Weeds and other natural highs

For once, I have the Daily Mail to thank. A couple of years ago, they told the tale of Barry, a giant polychaete worm discovered to be wreaking havoc in the coral tanks at Newquay aquarium. Inevitably, Barry provoked some of their readers into offering us their lentil-sized intellect; Sarah from Bournemouth's "What possible use is its existence?" being swiftly countered by RM from the Wirral's "We are all God's creatures."

As differently foolish as Sarah and RM are, they did get me thinking about vermin and weeds. Are they automatically perceived this way by us human beans, or is it just conditioning?

I was sitting in the backyard of my house in Newfoundland one Saturday afternoon last summer, basking in the sunshine and admiring the luxuriant foliage that had leapt upwards from what had been a snow-smothered bog just a few weeks earlier. What a fine selection of green and leafy plants we had, yet all of them would be classified as weeds by the ardent gardener, anathema to their notions of order and beauty.

If beauty is in the eye of the beholder, then beholden upon your eye this photograph I took with a Macro lens attached to my camera:


A dandelion clock is simply beautiful. Compare it with the presposterous gaudiness of a rose, and argue logically and coherently that one is an ugly weed and the other a lovely flower. It cannot be done.

I admire gardeners. I admire their desire to fight futility, to impose order and control on botany, but not their inability to praise fashion over function.  I'd much rather wander a wild and weedy meadow than a meticulously planned garden.

As for the other type of weed, well, the idea that the authorities can make illegal something that grows naturally is just wrong.  But that's a blog in itself.  Instead, I shall move from weeds to vermin.

Literally, they are worms, the word coming from the Latin vermis, but we now use the term for any animal that humans find bothersome.

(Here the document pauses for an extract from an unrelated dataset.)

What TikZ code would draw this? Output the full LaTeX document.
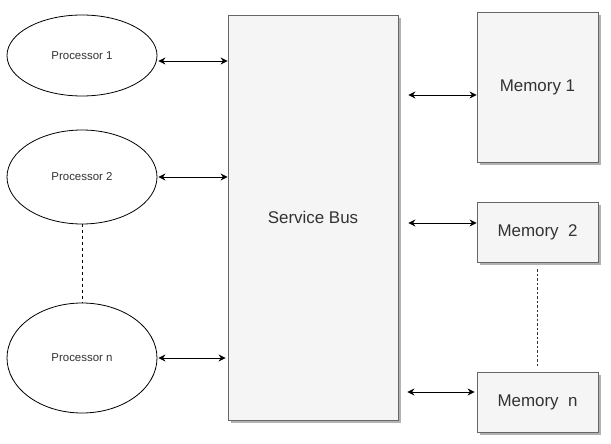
\documentclass[tikz,border=0pt]{standalone}
\usepackage{fontspec}
\setmainfont{Liberation Sans}
\usetikzlibrary{shapes.geometric,arrows.meta,shadows,calc}
\definecolor{boxfill}{HTML}{F5F5F5}
\definecolor{boxline}{HTML}{666666}
\definecolor{txt}{HTML}{333333}
\tikzset{
  proc/.style={ellipse, draw=black, fill=white, line width=0.8bp, minimum width=150bp, inner sep=0pt,
    text=txt, font=\fontsize{11.5}{13}\selectfont},
  gbox/.style={rectangle, draw=boxline, fill=boxfill, line width=0.8bp, inner sep=0pt,
    text=txt, font=\fontsize{17}{20}\selectfont,
    drop shadow={shadow xshift=3bp, shadow yshift=-3bp, fill=black!30, opacity=1}},
  biarrow/.style={{Stealth[length=7bp,width=7bp]}-{Stealth[length=7bp,width=7bp]}, line width=0.9bp, black},
  dashline/.style={line width=0.8bp, dash pattern=on 3bp off 3bp, black},
}
\begin{document}
\begin{tikzpicture}[x=1bp,y=-1bp]
\useasboundingbox (0,0) rectangle (611,444);
% processors
\node[proc, minimum height=81bp] (p1) at (82,55.5) {Processor 1};
\node[proc, minimum height=94bp] (p2) at (82,177) {Processor 2};
\node[proc, minimum height=110bp] (pn) at (82,358) {Processor n};
% bus
\node[gbox, minimum width=170bp, minimum height=405bp] (bus) at (313,217.5) {Service Bus};
% memories
\node[gbox, minimum width=121bp, minimum height=150bp] (m1) at (537.5,87) {Memory 1};
\node[gbox, minimum width=121bp, minimum height=60bp] (m2) at (537.5,232) {Memory\ \ 2};
\node[gbox, minimum width=121bp, minimum height=60bp] (mn) at (537.5,402) {Memory\ \ n};
% processor connectors
\coordinate (p1a) at ([yshift=-5.5bp]p1.east);
\draw[biarrow] ([xshift=1bp]p1a) -- (p1a -| bus.west);
\draw[biarrow] ([xshift=1bp]p2.east) -- (p2.east -| bus.west);
\draw[biarrow] ([xshift=1bp]pn.east) -- ([xshift=-2bp]pn.east -| bus.west);
% memory connectors
\coordinate (m1a) at ([yshift=-8bp]m1.west);
\coordinate (m2a) at ([yshift=9bp]m2.west);
\coordinate (mna) at ([yshift=10bp]mn.west);
\draw[biarrow] ([xshift=10bp]m1a -| bus.east) -- (m1a);
\draw[biarrow] ([xshift=10bp]m2a -| bus.east) -- (m2a);
\draw[biarrow] ([xshift=9bp]mna -| bus.east) -- ([xshift=-2bp]mna);
% dashed continuations
\draw[dashline] (p2.south) -- (pn.north);
\draw[dashline, black!80, dash pattern=on 2.5bp off 2bp] ([yshift=-7bp]m2.south) -- ([yshift=4bp]mn.north);
\end{tikzpicture}
\end{document}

And, as with weeds, the distinction between beauty and vermin is arbitrary and illogical.

Take the genus Columba. As a dove, it is a creature of beauty and grace. As a pigeon, it is a portly parasite.  But a feral pigeon is a rock dove, and when you examine one closely, it is nothing short of glorious, pouting and strutting in a shimmering irridiscence of green and purple.  Anyone arguing otherwise is an absolute Sarah-from-Bournemouth.

Talking of birds in seaside resorts, gulls get a bad press too.  But what kind of numpty is unimpressed by the Aberdonian individual that steals tangy cheese Doritos?  Gulls - and pigeons - might be rather too abundant in our towns and cities, but whose fault is that?  The same goes for crows.  Their familiarity breeds contempt, but as Esther Woolfson's wonderful book Corvus demonstrates, they are bright and brilliant creatures.

To prove all this once and for all, I'm going to set up my own zoo, supported by the as-yet-non-existent Society for the Promotion of Weeds and Vermin.  On display, there will be Barry the giant polychaete, an aviary of pigeons, gulls and crows, and a car park full of weeds.